The failure to make provision against these events would only be natural if the testator intended to benefit the group rather than the members individually. In addition, it is to be noted that the relatives specifically named were also primary beneficiaries of residuary income and the lapse of one or more fractional shares of these chattels would mean little to surviving beneficiaries of the residuary trust income or to the ultimate corpus beneficiaries.
In paragraph ninth (d) the individual legatees were each given 10% of the net income of the residuary trust estate while another, a brother of testator, was given 30% — an indication that the testator was concerned about them as a group rather than individually.
The reasons for the testator providing for substitutional representation and survivorship in paragraph ninth (d) and not so providing in paragraph fifth is purely conjectural.
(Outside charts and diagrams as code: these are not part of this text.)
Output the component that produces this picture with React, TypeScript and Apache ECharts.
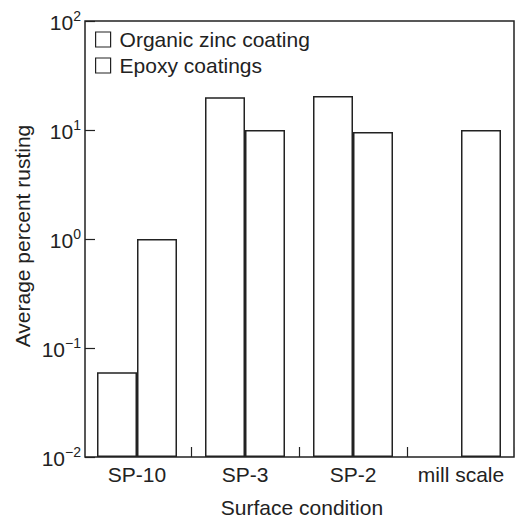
import React, { useEffect, useRef } from "react";
import * as echarts from "echarts";

const categories = ["SP-10", "SP-3", "SP-2", "mill scale"];
const organicZinc: (number | null)[] = [0.06, 20, 20.5, null];
const epoxy: number[] = [1, 10, 9.6, 10];
const seriesNames = ["Organic zinc coating", "Epoxy coatings"];
const yMin = 0.01;
const yMax = 100;

const FONT = "'Liberation Sans', Arial, Helvetica, sans-serif";
const INK = "#222";

export default function App() {
  const ref = useRef<HTMLDivElement>(null);
  useEffect(() => {
    if (!ref.current) return;
    const chart = echarts.init(ref.current, undefined, { renderer: "svg" });
    const barStyle = { color: "#fff", borderColor: INK, borderWidth: 1.5 };
    chart.setOption({
      animation: false,
      textStyle: { fontFamily: FONT, color: INK },
      grid: { left: 83, top: 21, width: 438, height: 436, containLabel: false },
      legend: {
        orient: "vertical",
        left: 95,
        top: 29,
        padding: 0,
        itemWidth: 15,
        itemHeight: 15,
        itemGap: 5,
        icon: "rect",
        itemStyle: { color: "#fff", borderColor: INK, borderWidth: 1.2 },
        textStyle: { fontSize: 21, color: INK, fontFamily: FONT, padding: [0, 0, 0, 4] },
        data: seriesNames,
      },
      xAxis: {
        type: "category",
        data: categories,
        boundaryGap: true,
        axisLine: { show: false },
        axisTick: {
          show: true,
          inside: true,
          length: 10,
          lineStyle: { color: INK, width: 1.2 },
          interval: (index: number) => index !== 0,
        },
        axisLabel: { fontSize: 21, color: INK, margin: 7, fontFamily: FONT, interval: 0 },
        splitLine: { show: false },
      },
      yAxis: {
        type: "log",
        logBase: 10,
        min: yMin,
        max: yMax,
        startValue: yMin,
        offset: -2,
        axisLine: { show: false },
        axisTick: { show: true, inside: true, length: 10, lineStyle: { color: INK, width: 1.2 } },
        splitLine: { show: false },
        minorTick: { show: false },
        axisLabel: {
          margin: 4,
          color: INK,
          formatter: (v: number) => {
            const e = Math.round(Math.log10(v));
            const s = e < 0 ? "\u2212" + Math.abs(e) : String(e);
            return "{b|10}{s|" + s + "}";
          },
          rich: {
            b: { fontSize: 21, lineHeight: 24, fontFamily: FONT, color: INK, verticalAlign: "bottom" },
            s: { fontSize: 14, lineHeight: 14, fontFamily: FONT, color: INK, verticalAlign: "top" },
          },
        },
      },
      series: [
        {
          name: seriesNames[0],
          type: "bar",
          data: organicZinc,
          barWidth: 40,
          barGap: "0%",
          itemStyle: barStyle,
        },
        {
          name: seriesNames[1],
          type: "bar",
          data: epoxy,
          barWidth: 40,
          barGap: "0%",
          itemStyle: barStyle,
        },
      ],
      graphic: [
        {
          type: "rect",
          z: 100,
          shape: { x: 85, y: 21, width: 429, height: 436 },
          style: { fill: "none", stroke: INK, lineWidth: 1.5 },
          silent: true,
        },
        {
          type: "text",
          x: 302,
          y: 507,
          style: {
            text: "Surface condition",
            fontSize: 21,
            fontFamily: FONT,
            fill: INK,
            align: "center",
            verticalAlign: "middle",
          },
        },
        {
          type: "text",
          x: 22,
          y: 236,
          rotation: Math.PI / 2,
          style: {
            text: "Average percent rusting",
            fontSize: 21,
            fontFamily: FONT,
            fill: INK,
            align: "center",
            verticalAlign: "middle",
          },
        },
      ],
    });
    return () => chart.dispose();
  }, []);
  return (
    <div
      ref={ref}
      style={{ position: "absolute", left: 0, top: 0, width: 515, height: 519, background: "#fff" }}
    />
  );
}
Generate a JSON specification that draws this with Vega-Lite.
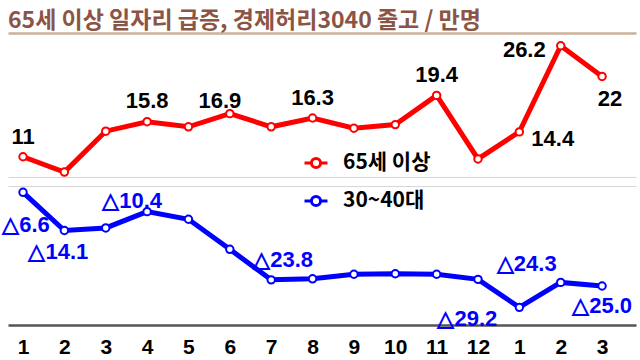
{
  "$schema": "https://vega.github.io/schema/vega-lite/v6.json",
  "width": 628,
  "height": 285,
  "autosize": {"type": "none"},
  "padding": {"left": 8, "top": 40, "right": 4, "bottom": 35},
  "title": {
    "text": "65세 이상 일자리 급증, 경제허리3040 줄고 / 만명",
    "anchor": "start",
    "frame": "group",
    "font": "Noto Sans CJK KR",
    "fontSize": 23,
    "fontWeight": "bold",
    "color": "#8B5444",
    "offset": 0
  },
  "datasets": {
    "d": [
      {"i": 1, "series": "65세 이상", "value": 11},
      {"i": 2, "series": "65세 이상", "value": 8.9},
      {"i": 3, "series": "65세 이상", "value": 14.5},
      {"i": 4, "series": "65세 이상", "value": 15.8},
      {"i": 5, "series": "65세 이상", "value": 15.1},
      {"i": 6, "series": "65세 이상", "value": 16.9},
      {"i": 7, "series": "65세 이상", "value": 15.1},
      {"i": 8, "series": "65세 이상", "value": 16.3},
      {"i": 9, "series": "65세 이상", "value": 14.9},
      {"i": 10, "series": "65세 이상", "value": 15.4},
      {"i": 11, "series": "65세 이상", "value": 19.4},
      {"i": 12, "series": "65세 이상", "value": 10.7},
      {"i": 13, "series": "65세 이상", "value": 14.4},
      {"i": 14, "series": "65세 이상", "value": 26.2},
      {"i": 15, "series": "65세 이상", "value": 22},
      {"i": 1, "series": "30~40대", "value": -6.6},
      {"i": 2, "series": "30~40대", "value": -14.1},
      {"i": 3, "series": "30~40대", "value": -13.6},
      {"i": 4, "series": "30~40대", "value": -10.4},
      {"i": 5, "series": "30~40대", "value": -11.9},
      {"i": 6, "series": "30~40대", "value": -17.8},
      {"i": 7, "series": "30~40대", "value": -23.8},
      {"i": 8, "series": "30~40대", "value": -23.6},
      {"i": 9, "series": "30~40대", "value": -22.7},
      {"i": 10, "series": "30~40대", "value": -22.6},
      {"i": 11, "series": "30~40대", "value": -22.7},
      {"i": 12, "series": "30~40대", "value": -23.7},
      {"i": 13, "series": "30~40대", "value": -29.2},
      {"i": 14, "series": "30~40대", "value": -24.3},
      {"i": 15, "series": "30~40대", "value": -25.0}
    ]
  },
  "data": {"name": "d"},
  "resolve": {"scale": {"y": "independent"}, "axis": {"x": "independent", "y": "independent"}},
  "layer": [
    {
      "transform": [{"filter": "datum.series == '65세 이상'"}],
      "encoding": {
        "x": {
          "field": "i", "type": "quantitative",
          "scale": {"domain": [0.637, 15.82], "nice": false, "zero": false},
          "axis": {
            "values": [1,2,3,4,5,6,7,8,9,10,11,12,13,14,15],
            "labelExpr": "datum.value > 12 ? datum.value - 12 : datum.value",
            "title": null, "grid": false, "ticks": false,
            "domainColor": "#555555", "domainWidth": 2.5,
            "labelFont": "Liberation Sans", "labelFontWeight": "bold", "labelFontSize": 21,
            "labelColor": "#000000", "labelPadding": 11
          }
        },
        "y": {
          "field": "value", "type": "quantitative",
          "scale": {"domain": [-12.05, 26.99], "nice": false, "zero": false},
          "axis": {"values": [8.18], "grid": true, "gridColor": "#d6d6d6", "gridWidth": 1, "labels": false, "ticks": false, "domain": false, "title": null}
        }
      },
      "layer": [
        {
          "mark": {"type": "line", "strokeWidth": 5, "point": {"filled": false, "fill": "white", "strokeWidth": 2, "size": 55}},
          "encoding": {
            "color": {
              "field": "series", "type": "nominal",
              "scale": {"domain": ["65세 이상", "30~40대"], "range": ["#ff0000", "#0000ff"]},
              "legend": {
                "orient": "none", "legendX": 295, "legendY": 110, "title": null,
                "labelFont": "Noto Sans CJK KR", "labelFontSize": 21, "labelFontWeight": "bold",
                "labelColor": "#000000", "rowPadding": 14, "labelOffset": 14,
                "symbolType": "M-1,0L-0.4,0M0.4,0L1,0M0.4,0A0.4,0.4,0,1,1,-0.4,0A0.4,0.4,0,1,1,0.4,0Z",
                "symbolSize": 529, "symbolStrokeWidth": 3
              }
            }
          }
        },
        {"transform": [{"filter": "datum.i == 1"}], "mark": {"type": "text", "dy": -13, "color": "#000"}, "encoding": {"text": {"field": "value", "type": "quantitative"}}},
        {"transform": [{"filter": "datum.i == 4"}], "mark": {"type": "text", "dy": -14, "color": "#000"}, "encoding": {"text": {"field": "value", "type": "quantitative"}}},
        {"transform": [{"filter": "datum.i == 6"}], "mark": {"type": "text", "dx": -10, "dy": -6, "color": "#000"}, "encoding": {"text": {"field": "value", "type": "quantitative"}}},
        {"transform": [{"filter": "datum.i == 8"}], "mark": {"type": "text", "dy": -13, "color": "#000"}, "encoding": {"text": {"field": "value", "type": "quantitative"}}},
        {"transform": [{"filter": "datum.i == 11"}], "mark": {"type": "text", "dy": -13, "color": "#000"}, "encoding": {"text": {"field": "value", "type": "quantitative"}}},
        {"transform": [{"filter": "datum.i == 13"}], "mark": {"type": "text", "align": "left", "dx": 12, "dy": 14, "color": "#000"}, "encoding": {"text": {"field": "value", "type": "quantitative"}}},
        {"transform": [{"filter": "datum.i == 14"}], "mark": {"type": "text", "align": "right", "dx": -15, "dy": 11, "color": "#000"}, "encoding": {"text": {"field": "value", "type": "quantitative"}}},
        {"transform": [{"filter": "datum.i == 15"}], "mark": {"type": "text", "dx": 8, "dy": 30, "color": "#000"}, "encoding": {"text": {"field": "value", "type": "quantitative"}}}
      ]
    },
    {
      "transform": [
        {"filter": "datum.series == '30~40대'"},
        {"calculate": "'△' + format(-datum.value, '.1f')", "as": "lab"}
      ],
      "encoding": {
        "x": {
          "field": "i", "type": "quantitative",
          "scale": {"domain": [0.637, 15.82], "nice": false, "zero": false},
          "axis": {"orient": "top", "offset": 7, "labels": false, "ticks": false, "grid": false, "title": null, "domainColor": "#CBB198", "domainWidth": 2.5}
        },
        "y": {
          "field": "value", "type": "quantitative",
          "scale": {"domain": [-32.67, 23.32], "nice": false, "zero": false},
          "axis": {"values": [-5.42], "grid": true, "gridColor": "#d6d6d6", "gridWidth": 1, "labels": false, "ticks": false, "domain": false, "title": null}
        }
      },
      "layer": [
        {
          "mark": {"type": "line", "strokeWidth": 5, "point": {"filled": false, "fill": "white", "strokeWidth": 2, "size": 55}},
          "encoding": {"color": {"field": "series", "type": "nominal"}}
        },
        {"transform": [{"filter": "datum.i == 1"}], "mark": {"type": "text", "dx": 3, "dy": 40, "color": "#0000ff"}, "encoding": {"text": {"field": "lab"}}},
        {"transform": [{"filter": "datum.i == 2"}], "mark": {"type": "text", "dx": -6, "dy": 29, "color": "#0000ff"}, "encoding": {"text": {"field": "lab"}}},
        {"transform": [{"filter": "datum.i == 4"}], "mark": {"type": "text", "dx": -15, "dy": -4, "color": "#0000ff"}, "encoding": {"text": {"field": "lab"}}},
        {"transform": [{"filter": "datum.i == 7"}], "mark": {"type": "text", "dx": 12, "dy": -13, "color": "#0000ff"}, "encoding": {"text": {"field": "lab"}}},
        {"transform": [{"filter": "datum.i == 13"}], "mark": {"type": "text", "dx": -52, "dy": 19, "color": "#0000ff"}, "encoding": {"text": {"field": "lab"}}},
        {"transform": [{"filter": "datum.i == 14"}], "mark": {"type": "text", "dx": -34, "dy": -11, "color": "#0000ff"}, "encoding": {"text": {"field": "lab"}}},
        {"transform": [{"filter": "datum.i == 15"}], "mark": {"type": "text", "dx": 0, "dy": 27, "color": "#0000ff"}, "encoding": {"text": {"field": "lab"}}}
      ]
    }
  ],
  "config": {
    "view": {"stroke": null},
    "text": {"font": "Liberation Sans", "fontWeight": "bold", "fontSize": 22, "baseline": "alphabetic"}
  }
}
Lawes v. Lynch, 7 N.J. Super. 584 ( App. Div. 1950). The cases cited by the guardian ad litem as being dispositive of the issue in this case, particularly the case of In re Cella, 108 N.J. Eq. 496 ( Prerog. 1931), are situations of bequests unlike that in the present case. It being the finding of this court that the will as a whole indicates a desire on the testator's part to benefit a group rather than individuals of that group as enumerated, the division of testator's personalty among the surviving members of the group as a class was proper.